-- BEGIN RECORD EXTRACTS --

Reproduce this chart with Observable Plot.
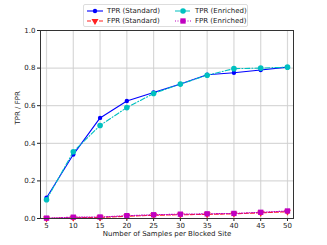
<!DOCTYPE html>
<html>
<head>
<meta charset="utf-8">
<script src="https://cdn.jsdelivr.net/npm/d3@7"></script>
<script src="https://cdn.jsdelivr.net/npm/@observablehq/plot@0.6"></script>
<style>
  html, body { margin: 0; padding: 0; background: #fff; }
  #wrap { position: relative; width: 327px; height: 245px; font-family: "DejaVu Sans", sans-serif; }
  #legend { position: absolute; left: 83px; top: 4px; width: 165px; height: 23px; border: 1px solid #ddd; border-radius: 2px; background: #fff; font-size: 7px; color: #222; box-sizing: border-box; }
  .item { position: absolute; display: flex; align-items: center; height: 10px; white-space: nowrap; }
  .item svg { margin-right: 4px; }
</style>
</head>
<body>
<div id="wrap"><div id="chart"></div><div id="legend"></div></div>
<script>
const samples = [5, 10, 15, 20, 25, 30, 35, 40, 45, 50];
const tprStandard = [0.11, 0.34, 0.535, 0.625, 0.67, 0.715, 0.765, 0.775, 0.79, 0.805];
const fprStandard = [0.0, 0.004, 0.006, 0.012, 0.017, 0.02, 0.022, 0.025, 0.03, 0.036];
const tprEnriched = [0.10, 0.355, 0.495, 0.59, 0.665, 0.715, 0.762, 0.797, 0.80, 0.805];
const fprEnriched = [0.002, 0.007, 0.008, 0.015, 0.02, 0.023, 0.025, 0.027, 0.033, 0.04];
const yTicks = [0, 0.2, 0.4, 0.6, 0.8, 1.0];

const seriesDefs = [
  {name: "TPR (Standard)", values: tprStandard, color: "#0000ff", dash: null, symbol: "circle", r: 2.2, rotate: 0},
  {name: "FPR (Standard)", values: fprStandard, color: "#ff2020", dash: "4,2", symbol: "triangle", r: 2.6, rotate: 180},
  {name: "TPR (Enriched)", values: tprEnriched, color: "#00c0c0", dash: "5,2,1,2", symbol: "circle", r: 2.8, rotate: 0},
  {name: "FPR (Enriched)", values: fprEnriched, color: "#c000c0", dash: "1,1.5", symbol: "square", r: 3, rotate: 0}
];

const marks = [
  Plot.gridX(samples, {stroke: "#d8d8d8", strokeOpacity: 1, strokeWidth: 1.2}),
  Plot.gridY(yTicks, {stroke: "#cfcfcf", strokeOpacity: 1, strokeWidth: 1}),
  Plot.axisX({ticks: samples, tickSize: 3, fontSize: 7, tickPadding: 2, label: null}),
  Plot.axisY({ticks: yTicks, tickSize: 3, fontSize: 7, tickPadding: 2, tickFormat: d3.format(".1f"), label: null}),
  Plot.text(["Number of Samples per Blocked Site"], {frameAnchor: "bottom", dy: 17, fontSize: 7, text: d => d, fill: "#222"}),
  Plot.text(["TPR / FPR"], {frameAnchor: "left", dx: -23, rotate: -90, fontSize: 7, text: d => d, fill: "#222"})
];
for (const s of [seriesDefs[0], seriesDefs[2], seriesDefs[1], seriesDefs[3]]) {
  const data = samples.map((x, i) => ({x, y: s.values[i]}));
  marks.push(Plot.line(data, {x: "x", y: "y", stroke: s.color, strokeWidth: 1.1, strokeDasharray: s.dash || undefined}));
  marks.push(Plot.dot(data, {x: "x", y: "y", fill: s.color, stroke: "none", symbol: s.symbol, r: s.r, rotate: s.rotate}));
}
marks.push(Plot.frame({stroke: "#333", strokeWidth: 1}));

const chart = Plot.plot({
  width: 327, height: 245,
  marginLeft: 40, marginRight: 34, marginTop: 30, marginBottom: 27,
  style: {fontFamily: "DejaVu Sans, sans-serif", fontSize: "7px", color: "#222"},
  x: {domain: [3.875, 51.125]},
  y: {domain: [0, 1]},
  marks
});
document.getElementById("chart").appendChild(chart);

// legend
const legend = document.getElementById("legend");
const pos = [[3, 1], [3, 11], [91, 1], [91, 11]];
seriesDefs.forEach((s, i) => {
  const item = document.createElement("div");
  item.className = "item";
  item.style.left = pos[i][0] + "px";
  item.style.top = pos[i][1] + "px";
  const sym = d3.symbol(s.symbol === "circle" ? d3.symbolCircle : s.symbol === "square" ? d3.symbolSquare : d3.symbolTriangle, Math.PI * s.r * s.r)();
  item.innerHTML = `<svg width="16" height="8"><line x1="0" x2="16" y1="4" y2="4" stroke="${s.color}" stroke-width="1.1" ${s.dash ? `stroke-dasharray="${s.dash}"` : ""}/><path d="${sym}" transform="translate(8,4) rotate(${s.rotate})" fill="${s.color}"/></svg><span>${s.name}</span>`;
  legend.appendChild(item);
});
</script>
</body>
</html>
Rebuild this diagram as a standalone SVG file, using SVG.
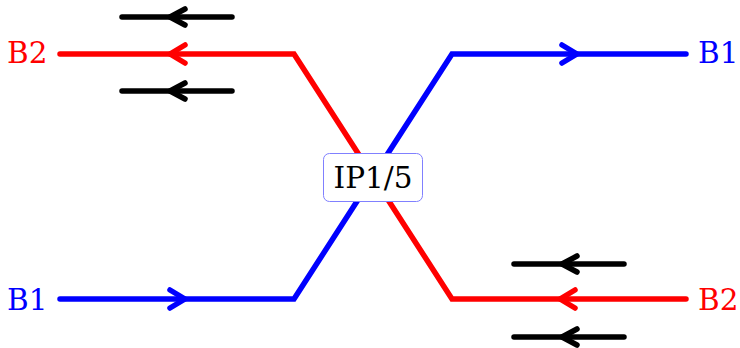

-- END RECORD EXTRACTS --

# WRITTEN INSTRUCTION
Pictures stay out; repeat all the rest of the records exactly.

# RESPONSE TO THE EXERCISE
Reproduce this chart with Observable Plot.
<!DOCTYPE html>
<html>
<head>
<meta charset="utf-8">
<script src="https://cdn.jsdelivr.net/npm/d3@7"></script>
<script src="https://cdn.jsdelivr.net/npm/@observablehq/plot@0.6"></script>
<style>
  html, body { margin: 0; padding: 0; background: #fff; }
  #wrap { position: relative; width: 327px; height: 245px; font-family: "DejaVu Sans", sans-serif; }
  #legend { position: absolute; left: 83px; top: 4px; width: 165px; height: 23px; border: 1px solid #ddd; border-radius: 2px; background: #fff; font-size: 7px; color: #222; box-sizing: border-box; }
  .item { position: absolute; display: flex; align-items: center; height: 10px; white-space: nowrap; }
  .item svg { margin-right: 4px; }
</style>
</head>
<body>
<div id="wrap"><div id="chart"></div><div id="legend"></div></div>
<script>
const samples = [5, 10, 15, 20, 25, 30, 35, 40, 45, 50];
const tprStandard = [0.11, 0.34, 0.535, 0.625, 0.67, 0.715, 0.765, 0.775, 0.79, 0.805];
const fprStandard = [0.0, 0.004, 0.006, 0.012, 0.017, 0.02, 0.022, 0.025, 0.03, 0.036];
const tprEnriched = [0.10, 0.355, 0.495, 0.59, 0.665, 0.715, 0.762, 0.797, 0.80, 0.805];
const fprEnriched = [0.002, 0.007, 0.008, 0.015, 0.02, 0.023, 0.025, 0.027, 0.033, 0.04];
const yTicks = [0, 0.2, 0.4, 0.6, 0.8, 1.0];

const seriesDefs = [
  {name: "TPR (Standard)", values: tprStandard, color: "#0000ff", dash: null, symbol: "circle", r: 2.2, rotate: 0},
  {name: "FPR (Standard)", values: fprStandard, color: "#ff2020", dash: "4,2", symbol: "triangle", r: 2.6, rotate: 180},
  {name: "TPR (Enriched)", values: tprEnriched, color: "#00c0c0", dash: "5,2,1,2", symbol: "circle", r: 2.8, rotate: 0},
  {name: "FPR (Enriched)", values: fprEnriched, color: "#c000c0", dash: "1,1.5", symbol: "square", r: 3, rotate: 0}
];

const marks = [
  Plot.gridX(samples, {stroke: "#d8d8d8", strokeOpacity: 1, strokeWidth: 1.2}),
  Plot.gridY(yTicks, {stroke: "#cfcfcf", strokeOpacity: 1, strokeWidth: 1}),
  Plot.axisX({ticks: samples, tickSize: 3, fontSize: 7, tickPadding: 2, label: null}),
  Plot.axisY({ticks: yTicks, tickSize: 3, fontSize: 7, tickPadding: 2, tickFormat: d3.format(".1f"), label: null}),
  Plot.text(["Number of Samples per Blocked Site"], {frameAnchor: "bottom", dy: 17, fontSize: 7, text: d => d, fill: "#222"}),
  Plot.text(["TPR / FPR"], {frameAnchor: "left", dx: -23, rotate: -90, fontSize: 7, text: d => d, fill: "#222"})
];
for (const s of [seriesDefs[0], seriesDefs[2], seriesDefs[1], seriesDefs[3]]) {
  const data = samples.map((x, i) => ({x, y: s.values[i]}));
  marks.push(Plot.line(data, {x: "x", y: "y", stroke: s.color, strokeWidth: 1.1, strokeDasharray: s.dash || undefined}));
  marks.push(Plot.dot(data, {x: "x", y: "y", fill: s.color, stroke: "none", symbol: s.symbol, r: s.r, rotate: s.rotate}));
}
marks.push(Plot.frame({stroke: "#333", strokeWidth: 1}));

const chart = Plot.plot({
  width: 327, height: 245,
  marginLeft: 40, marginRight: 34, marginTop: 30, marginBottom: 27,
  style: {fontFamily: "DejaVu Sans, sans-serif", fontSize: "7px", color: "#222"},
  x: {domain: [3.875, 51.125]},
  y: {domain: [0, 1]},
  marks
});
document.getElementById("chart").appendChild(chart);

// legend
const legend = document.getElementById("legend");
const pos = [[3, 1], [3, 11], [91, 1], [91, 11]];
seriesDefs.forEach((s, i) => {
  const item = document.createElement("div");
  item.className = "item";
  item.style.left = pos[i][0] + "px";
  item.style.top = pos[i][1] + "px";
  const sym = d3.symbol(s.symbol === "circle" ? d3.symbolCircle : s.symbol === "square" ? d3.symbolSquare : d3.symbolTriangle, Math.PI * s.r * s.r)();
  item.innerHTML = `<svg width="16" height="8"><line x1="0" x2="16" y1="4" y2="4" stroke="${s.color}" stroke-width="1.1" ${s.dash ? `stroke-dasharray="${s.dash}"` : ""}/><path d="${sym}" transform="translate(8,4) rotate(${s.rotate})" fill="${s.color}"/></svg><span>${s.name}</span>`;
  legend.appendChild(item);
});
</script>
</body>
</html>
Rebuild this diagram as a standalone SVG file, using SVG.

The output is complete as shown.